A Beginner's Guide to Lucas Electrics (and Prayer)

There's an old joke: Why do the British drink warm beer? Because Lucas makes their refrigerators.

Love them or loathe them, Lucas electrical systems are part of the post-war British car experience. They're also the source of more roadside conversations with strangers than any other component.

The Basics

Most post-war British roadsters use positive earth (positive ground) systems — at least until the late 1960s when manufacturers began switching to negative earth. Knowing which you have is step one. Getting it wrong is step one of an expensive afternoon.

The Golden Rules

1. **Clean your earth points.** Ninety percent of Lucas "failures" are actually bad grounds. A wire brush and five minutes can save you hours of head-scratching.
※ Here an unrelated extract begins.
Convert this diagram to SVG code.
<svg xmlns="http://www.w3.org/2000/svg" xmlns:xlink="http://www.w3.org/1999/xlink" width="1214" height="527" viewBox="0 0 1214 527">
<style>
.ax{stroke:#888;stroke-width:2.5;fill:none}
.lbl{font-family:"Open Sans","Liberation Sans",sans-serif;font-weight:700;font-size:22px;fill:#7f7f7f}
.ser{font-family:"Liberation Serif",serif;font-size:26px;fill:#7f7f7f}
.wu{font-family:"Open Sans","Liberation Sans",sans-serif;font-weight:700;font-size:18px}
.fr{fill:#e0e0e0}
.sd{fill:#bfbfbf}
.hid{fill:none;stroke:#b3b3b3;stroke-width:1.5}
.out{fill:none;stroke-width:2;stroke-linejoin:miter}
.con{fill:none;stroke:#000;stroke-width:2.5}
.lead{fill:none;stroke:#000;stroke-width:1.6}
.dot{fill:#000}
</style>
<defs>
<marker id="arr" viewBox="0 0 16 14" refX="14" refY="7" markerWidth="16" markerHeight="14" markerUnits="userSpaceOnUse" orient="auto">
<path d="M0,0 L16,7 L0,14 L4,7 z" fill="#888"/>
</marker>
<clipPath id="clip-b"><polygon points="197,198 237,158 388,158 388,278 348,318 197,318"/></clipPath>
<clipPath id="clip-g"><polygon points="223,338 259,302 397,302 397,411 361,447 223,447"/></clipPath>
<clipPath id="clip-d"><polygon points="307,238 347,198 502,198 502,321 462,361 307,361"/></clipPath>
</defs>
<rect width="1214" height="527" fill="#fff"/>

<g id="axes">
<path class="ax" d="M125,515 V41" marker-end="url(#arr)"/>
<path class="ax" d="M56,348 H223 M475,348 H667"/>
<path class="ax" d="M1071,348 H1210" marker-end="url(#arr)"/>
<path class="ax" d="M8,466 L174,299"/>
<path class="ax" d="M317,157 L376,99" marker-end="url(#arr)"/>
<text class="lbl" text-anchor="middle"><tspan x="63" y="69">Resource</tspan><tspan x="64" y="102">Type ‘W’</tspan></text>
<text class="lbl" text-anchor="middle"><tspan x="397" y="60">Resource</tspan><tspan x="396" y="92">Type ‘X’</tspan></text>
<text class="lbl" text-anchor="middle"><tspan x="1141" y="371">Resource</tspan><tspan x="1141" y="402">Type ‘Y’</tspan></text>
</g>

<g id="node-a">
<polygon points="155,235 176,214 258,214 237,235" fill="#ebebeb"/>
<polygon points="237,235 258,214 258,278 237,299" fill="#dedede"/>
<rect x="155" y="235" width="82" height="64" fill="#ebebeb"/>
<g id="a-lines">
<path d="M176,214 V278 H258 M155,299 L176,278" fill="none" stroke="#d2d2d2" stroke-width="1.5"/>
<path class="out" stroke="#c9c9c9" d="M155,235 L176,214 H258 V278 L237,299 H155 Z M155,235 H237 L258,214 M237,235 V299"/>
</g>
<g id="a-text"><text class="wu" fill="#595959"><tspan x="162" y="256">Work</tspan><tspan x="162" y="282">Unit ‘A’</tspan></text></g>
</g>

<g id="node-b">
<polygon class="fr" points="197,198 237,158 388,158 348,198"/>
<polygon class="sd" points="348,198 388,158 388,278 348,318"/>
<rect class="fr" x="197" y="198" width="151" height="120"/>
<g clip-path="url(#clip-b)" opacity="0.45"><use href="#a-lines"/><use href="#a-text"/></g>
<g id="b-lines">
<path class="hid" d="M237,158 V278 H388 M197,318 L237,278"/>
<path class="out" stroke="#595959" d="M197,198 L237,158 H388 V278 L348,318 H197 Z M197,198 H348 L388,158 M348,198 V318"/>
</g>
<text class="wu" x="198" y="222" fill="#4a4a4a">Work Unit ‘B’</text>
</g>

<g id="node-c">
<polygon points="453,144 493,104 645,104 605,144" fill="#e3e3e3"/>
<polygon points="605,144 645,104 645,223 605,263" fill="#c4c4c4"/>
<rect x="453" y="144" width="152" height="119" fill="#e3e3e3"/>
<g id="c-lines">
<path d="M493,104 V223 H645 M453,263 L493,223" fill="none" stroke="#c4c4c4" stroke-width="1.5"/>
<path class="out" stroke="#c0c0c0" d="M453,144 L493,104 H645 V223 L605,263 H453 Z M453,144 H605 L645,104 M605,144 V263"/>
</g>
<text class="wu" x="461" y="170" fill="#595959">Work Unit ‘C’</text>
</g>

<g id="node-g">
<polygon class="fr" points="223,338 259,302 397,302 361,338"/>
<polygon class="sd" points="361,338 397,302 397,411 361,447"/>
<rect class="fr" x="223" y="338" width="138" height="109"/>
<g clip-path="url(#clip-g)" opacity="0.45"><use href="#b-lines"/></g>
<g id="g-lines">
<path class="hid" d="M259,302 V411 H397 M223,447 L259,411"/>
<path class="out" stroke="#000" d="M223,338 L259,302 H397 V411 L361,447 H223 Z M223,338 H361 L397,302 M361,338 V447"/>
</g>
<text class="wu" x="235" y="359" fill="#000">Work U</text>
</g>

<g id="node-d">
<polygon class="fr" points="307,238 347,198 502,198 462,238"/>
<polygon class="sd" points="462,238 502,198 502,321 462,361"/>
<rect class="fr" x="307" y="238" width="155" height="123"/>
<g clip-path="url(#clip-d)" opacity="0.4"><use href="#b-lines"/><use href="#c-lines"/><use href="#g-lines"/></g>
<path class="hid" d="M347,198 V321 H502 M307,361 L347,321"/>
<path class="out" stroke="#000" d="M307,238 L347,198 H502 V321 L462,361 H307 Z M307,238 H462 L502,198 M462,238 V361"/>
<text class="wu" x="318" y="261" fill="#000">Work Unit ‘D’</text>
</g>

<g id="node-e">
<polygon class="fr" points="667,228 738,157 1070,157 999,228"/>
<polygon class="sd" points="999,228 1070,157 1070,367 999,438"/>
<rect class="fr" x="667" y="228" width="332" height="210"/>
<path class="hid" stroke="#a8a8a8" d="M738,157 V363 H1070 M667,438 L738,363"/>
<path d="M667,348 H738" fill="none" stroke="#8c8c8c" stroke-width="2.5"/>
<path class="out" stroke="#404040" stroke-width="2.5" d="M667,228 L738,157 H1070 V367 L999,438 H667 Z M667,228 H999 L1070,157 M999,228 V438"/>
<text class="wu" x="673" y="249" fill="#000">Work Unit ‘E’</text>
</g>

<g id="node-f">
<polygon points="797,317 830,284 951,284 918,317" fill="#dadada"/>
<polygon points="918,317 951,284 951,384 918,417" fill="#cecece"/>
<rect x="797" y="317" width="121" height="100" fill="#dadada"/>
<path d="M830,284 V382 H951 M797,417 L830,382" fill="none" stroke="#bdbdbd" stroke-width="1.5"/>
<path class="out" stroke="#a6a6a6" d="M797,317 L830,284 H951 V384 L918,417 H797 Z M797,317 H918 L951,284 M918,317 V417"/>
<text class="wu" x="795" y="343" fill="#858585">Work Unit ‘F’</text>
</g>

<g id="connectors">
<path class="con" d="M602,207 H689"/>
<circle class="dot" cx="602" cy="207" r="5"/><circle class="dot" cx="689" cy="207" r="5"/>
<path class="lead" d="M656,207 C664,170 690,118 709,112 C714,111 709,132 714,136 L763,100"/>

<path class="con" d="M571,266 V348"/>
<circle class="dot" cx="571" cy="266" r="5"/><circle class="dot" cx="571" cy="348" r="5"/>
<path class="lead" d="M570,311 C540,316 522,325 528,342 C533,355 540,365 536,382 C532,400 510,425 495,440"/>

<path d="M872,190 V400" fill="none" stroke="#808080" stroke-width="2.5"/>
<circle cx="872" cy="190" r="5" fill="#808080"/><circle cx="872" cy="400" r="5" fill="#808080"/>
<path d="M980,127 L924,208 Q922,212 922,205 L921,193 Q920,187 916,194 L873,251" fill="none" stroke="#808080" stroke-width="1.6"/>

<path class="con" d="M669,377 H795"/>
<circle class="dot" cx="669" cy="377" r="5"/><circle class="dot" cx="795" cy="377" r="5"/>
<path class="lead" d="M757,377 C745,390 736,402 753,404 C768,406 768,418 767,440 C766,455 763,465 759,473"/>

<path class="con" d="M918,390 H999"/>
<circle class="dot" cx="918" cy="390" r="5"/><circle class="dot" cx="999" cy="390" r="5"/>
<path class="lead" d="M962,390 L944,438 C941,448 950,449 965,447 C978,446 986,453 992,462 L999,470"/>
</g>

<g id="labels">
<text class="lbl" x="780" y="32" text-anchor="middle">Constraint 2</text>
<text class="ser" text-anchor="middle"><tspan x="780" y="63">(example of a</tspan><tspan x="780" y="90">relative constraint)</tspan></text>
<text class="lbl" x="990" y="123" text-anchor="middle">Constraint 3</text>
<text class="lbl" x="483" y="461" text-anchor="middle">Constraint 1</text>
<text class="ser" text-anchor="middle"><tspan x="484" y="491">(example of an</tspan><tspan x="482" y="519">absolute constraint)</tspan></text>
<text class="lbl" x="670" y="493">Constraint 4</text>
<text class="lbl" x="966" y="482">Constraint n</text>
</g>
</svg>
2. **Carry spare fuses.** And a spare flasher unit. And a spare ignition condenser. Actually, just carry a spare of everything.

3. **Check your bullet connectors.** Those lovely little brass connectors corrode beautifully over the decades. Pull them apart, clean them up, and put them back. Your lights will thank you.

4. **The wiring diagram is your friend.** It looks terrifying at first, but British car wiring is actually quite logical once you learn the colour code system. Brown is always live, green is ignition-switched, and white is... well, it depends.

5. **When in doubt, check the voltage.** A simple multimeter will tell you more than an hour of guessing.

Remember: Lucas systems aren't actually unreliable. They're just... characterful. Like everything else on these cars, they reward attention and patience.

And if all else fails, there's always a torch and a long walk home. It's part of the adventure.